Now that the fall has set in, it is time to begin thinking about trimming the raspberries back.
Why do we trim them back? To ensure that there is an abundance of fruit for the next year, to cut out any dead and weak canes, to eliminate canes that are out of bounds, to tie up any canes that may need it.
Where to begin? Well, you need to know if your raspberries are everbearing or June bearing cane.
As with anything, begin at the beginning...of a row. I always start with an outside row. Keeping the rows to an 18 inch width will help make picking easy next year. Start with the tall canes, cut them to about the same height that you are or a little shorter. This will help the canes branch out next year giving you the maximum amount of fruit that the cane can hold.
Second, remove any canes out side of the 18 inch width on one side of the row.

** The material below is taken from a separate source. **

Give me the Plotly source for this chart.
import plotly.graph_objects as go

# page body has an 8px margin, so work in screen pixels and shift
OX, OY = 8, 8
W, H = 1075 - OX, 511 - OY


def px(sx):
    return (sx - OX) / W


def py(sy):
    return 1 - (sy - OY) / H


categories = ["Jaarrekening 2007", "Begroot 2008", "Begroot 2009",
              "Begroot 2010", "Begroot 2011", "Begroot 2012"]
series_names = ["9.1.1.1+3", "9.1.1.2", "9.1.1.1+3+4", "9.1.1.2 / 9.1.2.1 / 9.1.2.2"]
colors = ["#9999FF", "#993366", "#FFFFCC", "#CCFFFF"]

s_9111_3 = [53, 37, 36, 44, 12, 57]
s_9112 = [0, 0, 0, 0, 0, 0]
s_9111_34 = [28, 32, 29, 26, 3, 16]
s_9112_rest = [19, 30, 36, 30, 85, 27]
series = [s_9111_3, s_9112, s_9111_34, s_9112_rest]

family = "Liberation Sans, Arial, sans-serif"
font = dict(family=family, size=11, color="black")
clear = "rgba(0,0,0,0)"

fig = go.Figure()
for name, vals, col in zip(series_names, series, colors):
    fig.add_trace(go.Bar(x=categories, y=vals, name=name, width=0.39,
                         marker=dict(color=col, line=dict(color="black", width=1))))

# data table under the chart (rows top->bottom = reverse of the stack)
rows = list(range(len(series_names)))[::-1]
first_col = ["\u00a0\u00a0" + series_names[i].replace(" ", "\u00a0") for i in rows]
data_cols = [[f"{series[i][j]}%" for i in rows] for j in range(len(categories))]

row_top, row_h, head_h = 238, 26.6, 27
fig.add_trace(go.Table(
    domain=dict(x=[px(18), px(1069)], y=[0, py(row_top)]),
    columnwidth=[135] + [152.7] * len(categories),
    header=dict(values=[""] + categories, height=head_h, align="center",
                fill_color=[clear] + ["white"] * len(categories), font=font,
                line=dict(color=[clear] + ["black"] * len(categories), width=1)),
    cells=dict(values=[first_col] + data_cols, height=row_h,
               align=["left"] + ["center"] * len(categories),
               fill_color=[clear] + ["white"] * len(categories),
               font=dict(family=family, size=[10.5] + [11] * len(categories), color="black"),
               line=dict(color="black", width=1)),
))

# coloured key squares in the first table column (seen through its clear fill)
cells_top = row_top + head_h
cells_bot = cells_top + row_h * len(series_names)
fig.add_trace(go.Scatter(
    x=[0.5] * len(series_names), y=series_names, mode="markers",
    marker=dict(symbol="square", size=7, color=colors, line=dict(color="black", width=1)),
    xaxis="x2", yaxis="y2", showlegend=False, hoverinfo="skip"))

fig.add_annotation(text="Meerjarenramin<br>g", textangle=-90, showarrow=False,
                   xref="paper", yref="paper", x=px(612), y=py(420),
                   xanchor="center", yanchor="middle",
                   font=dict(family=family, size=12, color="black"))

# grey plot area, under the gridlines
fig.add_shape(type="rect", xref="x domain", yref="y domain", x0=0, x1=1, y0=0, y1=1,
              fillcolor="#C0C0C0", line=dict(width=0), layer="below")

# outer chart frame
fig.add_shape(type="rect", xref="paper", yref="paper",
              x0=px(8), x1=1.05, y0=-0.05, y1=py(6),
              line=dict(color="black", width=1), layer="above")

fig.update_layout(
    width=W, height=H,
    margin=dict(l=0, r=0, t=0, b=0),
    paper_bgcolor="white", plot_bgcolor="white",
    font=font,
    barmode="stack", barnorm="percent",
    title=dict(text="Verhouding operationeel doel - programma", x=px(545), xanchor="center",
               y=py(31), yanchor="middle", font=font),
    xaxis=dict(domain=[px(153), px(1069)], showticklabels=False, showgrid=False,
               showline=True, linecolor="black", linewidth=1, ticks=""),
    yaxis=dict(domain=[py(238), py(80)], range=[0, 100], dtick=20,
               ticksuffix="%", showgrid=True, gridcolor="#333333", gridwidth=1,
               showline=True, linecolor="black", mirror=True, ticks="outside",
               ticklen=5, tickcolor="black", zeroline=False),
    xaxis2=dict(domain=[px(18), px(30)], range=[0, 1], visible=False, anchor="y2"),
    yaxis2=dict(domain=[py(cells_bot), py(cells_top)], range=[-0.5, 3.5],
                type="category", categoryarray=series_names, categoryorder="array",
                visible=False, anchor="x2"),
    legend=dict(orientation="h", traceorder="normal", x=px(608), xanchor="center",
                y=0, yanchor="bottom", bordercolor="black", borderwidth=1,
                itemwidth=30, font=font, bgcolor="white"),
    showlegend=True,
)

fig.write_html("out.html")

This may give you some replacement plants for any that may have died or for a new patch/row.
Third, thin the canes. There are two kinds of canes, the primocane and the floracane. The primocane is the NEW cane and the one that will bare the fruit for the upcoming year. You want only the thickest, healthiest cane for the upcoming season. The floracane is the cane that gave you the fruit this year and it has given all it can give and if it hasn't done so already, it will soon die. It is easy to sot these canes as they are usually brown and dry looking. They should be removed at the surface level of the ground. At the same time, remove any spindly, broken or diseased canes. Make sure that the healthy canes are about 12 inches apart. All else will simply reduce your harvest.

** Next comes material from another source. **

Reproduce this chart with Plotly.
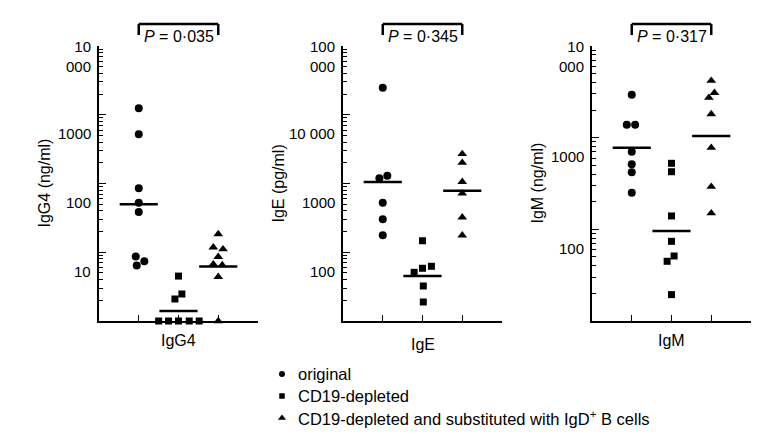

Fourth, tie the canes. If you are using a trellis system for your raspberries, you will need to tie the canes to the wires or trellis system. Use a jute string or twist tie to secure them to the system. This will support the heavy harvest of fruit to come. If you are not using a trellis, you are pretty much finished with trimming.
Fifth, clean-up. Remove all the removed canes and debris making sure you burn them. Burning kills any disease, mold or mildew than may be lingering. It also creates potash which is beneficial to the roots of your plants so go a head and spread the ashes evenly and let mother nature take it's course.
Everbearing plants are just the opposite of June-bearing with the exception of bearing twice a year. Your large harvest is in the fall of the year. When getting ready to trim these plants, you need to know that the NEW cane, primocane, comes up in the spring, bears in the fall and a smaller harvest the next spring then you cut the cane off.
The everbearer is a smaller plant that is much more aggressive in putting out runners/suckers so don't be afraid of cutting out too many suckers. The plant will be fine. Most people simply cut the cane back to about hip high so if you wanted to, simply use your hedge trimmer. As with the June-bearing plant, you want the canes about 12 inches apart. This gives room for the plant to put out growth and larger fruit than with plants that are too close.
All in all, growing your own fruit is easy, healthy and makes sense. It is always better to know what your plants have been fed and what was sprayed on them. You also will pick the fruit at it's peak rather than the green so the taste and color will be more intense and flavorful. So ENJOY!